• NOC contributes expertise to three of five innovative digital twin projects awarded £2.8 million funding.
  • The NOC-led project MAS-DT will develop a digital twin using near real-time ocean glider data, maximising their value to ocean models.
  • Thus, improving ocean forecasts and weather forecasts, underpinned by these operational ocean models.

Five innovative projects will harness the potential of digital twinning technology to transform environmental science.

The projects will share a total of £2.8 million in funding delivered by the Natural Environment Research Council (NERC) as part of the Twinning Capability for the Natural Environment (TWINE) programme.

The digital twin pilot projects will demonstrate how research using Earth observation data and emerging digital twinning technologies can transform environmental science across priority areas including climate change, biodiversity and ecosystems, and natural hazards.

The five projects are led by scientists at National Oceanography Centre (NOC), University of Cambridge, University of Hull and University of Plymouth.

NOC will lead the MAS-DT project that looks at ocean glider observations for ocean models which underpin weather forecasts.

Dr Justin Buck, NOC Principal Robotics Engineer commented, “This project will develop a digital twin to optimise ocean glider observations to maximise their impact on oceanographic research and ocean models which underpin NERC research priorities and weather forecasts. The demonstrator digital twin will combine Earth Observations with sub-surface ocean glider data and operational ocean models.

“The resulting four-dimensional picture, which will be presented within a user interface, allowing scientists to plan ocean glider observations to maximise utility. This feedback between scientists, Earth Observation data and glider operations in near real-time will maximise the value of the observations collected and their impact on ocean forecasting along with NERC research.”

NOC also contributes expertise to two more of the TWINE funded projects, SyncED-Ocean and SPLASH:

Synchronising Earth observation and modelling frameworks towards a digital twin ocean (SyncED-Ocean) is led by Matthew Palmer, Plymouth Marine Laboratory. This project will deliver a digital twin pilot demonstrator that combines data from satellite Earth observations and marine autonomous robots for assimilation to marine system models to provide an optimised virtual coastal ocean ecosystem. It will focus on significantly improving the current predictive capability of harmful algal blooms (HABs) and their subsequent impacts on ocean oxygen concentration in UK coastal areas. Both of which present serious risk to ocean health, biodiversity and productivity. The demonstrator utilises artificial intelligence techniques to couple real and virtual systems to create an agile, adaptive digital twin framework. This framework can be used to support future research, policy and commercial applications that seek to improve understanding and the management of our natural environment.

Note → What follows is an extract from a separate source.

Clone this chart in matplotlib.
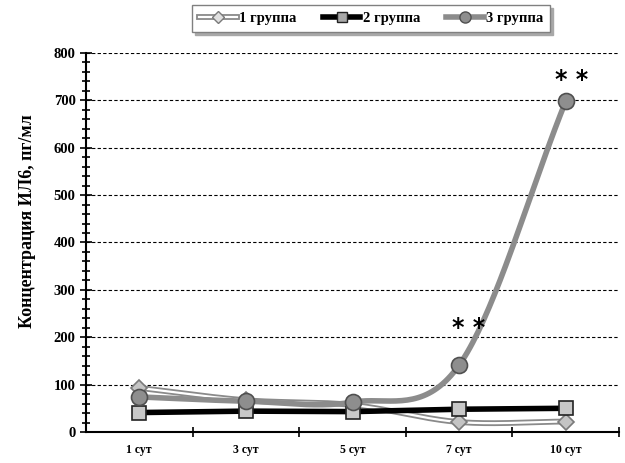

SPLASH: digital approaches to predict wave hazards is led by Nieves Valiente, University of Plymouth. This project will create a digital twin of a wave overtopping in order to build a deployable coastal warning tool that predicts wave hazards. It will establish a method to analyse coastal wave fields from Earth observations alongside unique measurements of wave overtopping. This allows us to better understand how processes such as wind, tides, coastal sheltering and swells interact across an area to change the coastal wave hazard. The project will also use projections to assess future changes in wave hazard frequency. The ultimate aim is to transform weather and climate research and improve operational hazard management to increase UK resilience.

Dr Jenny Brown, NOC Coastal Oceanographer, commented, “ This is a great opportunity to add value to an existing dataset. SPLASH builds on a previous wave overtopping project ‘CreamT’. It will use the observations made available through the British Oceanographic Data Center (BODC) to develop Machine Learning tools. At the same time satellite image analysis techniques will be developed to demonstrate how different sources of coastal observations can be combined to better understand variability in coastal wave hazard.”

The TWINE programme is part of a £200 million portfolio of 17 Earth observation investment package (EOIP) projects which were announced in November 2022.

The aims of the TWINE programme and the successful projects collectively are to:
•    harness the UK’s leading position at the nexus of environmental, observational and computational sciences, and bring together multidisciplinary teams to realise the value of digital twinning technology to address environmental challenges.
•    improve the understanding, modelling and prediction of events, inform future decision-making, and test the impacts of different scenarios and interventions to help make better decisions on improving our environment.
•    build the foundations of a coherent and lasting landscape of digital twins for environmental science, with a high level of cross-fertilisation of learning and a focus on design for interoperability with current and future activities.